Exercise prompt: Take the listing from its first line through the line that contains "ax2.set_ylim(0, 0.041)" and please retype those lines exactly, leaving out the pictures.

Provided data:
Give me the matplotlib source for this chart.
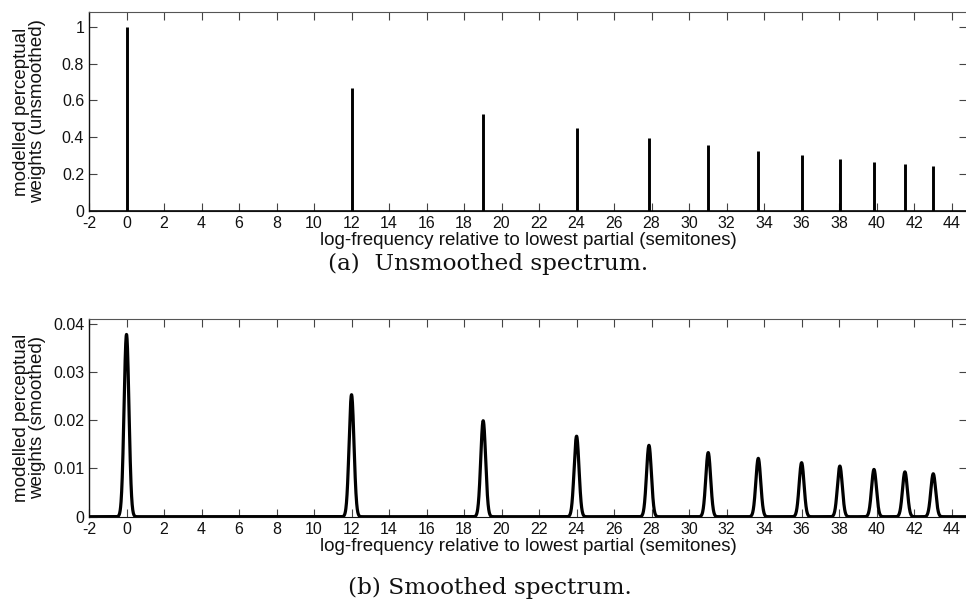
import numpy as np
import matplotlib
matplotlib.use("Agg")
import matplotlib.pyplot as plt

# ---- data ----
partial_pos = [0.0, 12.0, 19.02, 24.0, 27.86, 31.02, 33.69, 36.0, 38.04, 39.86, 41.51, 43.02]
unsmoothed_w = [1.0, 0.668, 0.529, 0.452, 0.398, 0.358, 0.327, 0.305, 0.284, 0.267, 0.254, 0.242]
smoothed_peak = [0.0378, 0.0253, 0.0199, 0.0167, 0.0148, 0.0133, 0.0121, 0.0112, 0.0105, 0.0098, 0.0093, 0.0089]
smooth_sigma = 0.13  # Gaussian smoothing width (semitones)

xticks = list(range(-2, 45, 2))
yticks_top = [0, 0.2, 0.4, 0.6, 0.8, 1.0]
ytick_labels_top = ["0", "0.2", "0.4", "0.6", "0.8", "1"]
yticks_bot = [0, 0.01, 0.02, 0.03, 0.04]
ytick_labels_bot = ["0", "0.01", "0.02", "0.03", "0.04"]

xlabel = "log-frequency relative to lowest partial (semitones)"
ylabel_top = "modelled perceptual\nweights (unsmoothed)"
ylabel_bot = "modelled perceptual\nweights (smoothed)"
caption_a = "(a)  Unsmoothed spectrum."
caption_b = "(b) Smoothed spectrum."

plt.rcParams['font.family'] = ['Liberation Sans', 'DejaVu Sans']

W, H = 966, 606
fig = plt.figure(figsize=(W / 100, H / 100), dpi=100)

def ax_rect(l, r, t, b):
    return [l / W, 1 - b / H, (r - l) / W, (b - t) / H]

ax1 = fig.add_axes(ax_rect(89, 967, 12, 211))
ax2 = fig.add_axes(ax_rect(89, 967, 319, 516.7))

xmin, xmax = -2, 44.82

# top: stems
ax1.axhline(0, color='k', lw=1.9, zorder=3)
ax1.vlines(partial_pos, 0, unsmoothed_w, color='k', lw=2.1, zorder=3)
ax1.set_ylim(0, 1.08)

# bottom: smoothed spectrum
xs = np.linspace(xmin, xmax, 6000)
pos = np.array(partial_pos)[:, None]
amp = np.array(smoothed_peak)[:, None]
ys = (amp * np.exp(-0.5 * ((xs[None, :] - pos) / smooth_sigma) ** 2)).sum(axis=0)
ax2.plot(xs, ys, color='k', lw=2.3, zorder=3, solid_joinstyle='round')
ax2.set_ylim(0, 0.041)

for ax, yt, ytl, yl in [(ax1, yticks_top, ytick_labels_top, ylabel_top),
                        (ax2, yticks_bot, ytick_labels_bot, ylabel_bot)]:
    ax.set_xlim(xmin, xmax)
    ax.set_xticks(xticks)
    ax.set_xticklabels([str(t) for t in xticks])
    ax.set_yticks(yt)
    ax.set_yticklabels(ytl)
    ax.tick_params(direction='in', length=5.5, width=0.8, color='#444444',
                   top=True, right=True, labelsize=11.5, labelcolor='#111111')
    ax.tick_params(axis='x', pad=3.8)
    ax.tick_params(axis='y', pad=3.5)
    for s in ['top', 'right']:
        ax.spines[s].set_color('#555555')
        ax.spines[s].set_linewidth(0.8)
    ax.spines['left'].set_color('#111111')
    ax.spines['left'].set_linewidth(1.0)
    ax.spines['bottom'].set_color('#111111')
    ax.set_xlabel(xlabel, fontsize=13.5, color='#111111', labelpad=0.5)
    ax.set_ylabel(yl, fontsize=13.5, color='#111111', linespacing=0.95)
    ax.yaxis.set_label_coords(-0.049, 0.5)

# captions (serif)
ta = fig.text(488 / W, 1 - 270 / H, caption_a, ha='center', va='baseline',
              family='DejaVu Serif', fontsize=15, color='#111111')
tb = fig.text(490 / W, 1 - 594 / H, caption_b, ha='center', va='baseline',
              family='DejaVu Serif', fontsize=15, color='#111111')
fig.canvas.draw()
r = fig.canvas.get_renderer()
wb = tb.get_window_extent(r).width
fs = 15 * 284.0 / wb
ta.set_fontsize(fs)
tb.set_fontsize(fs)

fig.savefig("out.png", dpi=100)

Output below:
Give me the matplotlib source for this chart.
import numpy as np
import matplotlib
matplotlib.use("Agg")
import matplotlib.pyplot as plt

# ---- data ----
partial_pos = [0.0, 12.0, 19.02, 24.0, 27.86, 31.02, 33.69, 36.0, 38.04, 39.86, 41.51, 43.02]
unsmoothed_w = [1.0, 0.668, 0.529, 0.452, 0.398, 0.358, 0.327, 0.305, 0.284, 0.267, 0.254, 0.242]
smoothed_peak = [0.0378, 0.0253, 0.0199, 0.0167, 0.0148, 0.0133, 0.0121, 0.0112, 0.0105, 0.0098, 0.0093, 0.0089]
smooth_sigma = 0.13  # Gaussian smoothing width (semitones)

xticks = list(range(-2, 45, 2))
yticks_top = [0, 0.2, 0.4, 0.6, 0.8, 1.0]
ytick_labels_top = ["0", "0.2", "0.4", "0.6", "0.8", "1"]
yticks_bot = [0, 0.01, 0.02, 0.03, 0.04]
ytick_labels_bot = ["0", "0.01", "0.02", "0.03", "0.04"]

xlabel = "log-frequency relative to lowest partial (semitones)"
ylabel_top = "modelled perceptual\nweights (unsmoothed)"
ylabel_bot = "modelled perceptual\nweights (smoothed)"
caption_a = "(a)  Unsmoothed spectrum."
caption_b = "(b) Smoothed spectrum."

plt.rcParams['font.family'] = ['Liberation Sans', 'DejaVu Sans']

W, H = 966, 606
fig = plt.figure(figsize=(W / 100, H / 100), dpi=100)

def ax_rect(l, r, t, b):
    return [l / W, 1 - b / H, (r - l) / W, (b - t) / H]

ax1 = fig.add_axes(ax_rect(89, 967, 12, 211))
ax2 = fig.add_axes(ax_rect(89, 967, 319, 516.7))

xmin, xmax = -2, 44.82

# top: stems
ax1.axhline(0, color='k', lw=1.9, zorder=3)
ax1.vlines(partial_pos, 0, unsmoothed_w, color='k', lw=2.1, zorder=3)
ax1.set_ylim(0, 1.08)

# bottom: smoothed spectrum
xs = np.linspace(xmin, xmax, 6000)
pos = np.array(partial_pos)[:, None]
amp = np.array(smoothed_peak)[:, None]
ys = (amp * np.exp(-0.5 * ((xs[None, :] - pos) / smooth_sigma) ** 2)).sum(axis=0)
ax2.plot(xs, ys, color='k', lw=2.3, zorder=3, solid_joinstyle='round')
ax2.set_ylim(0, 0.041)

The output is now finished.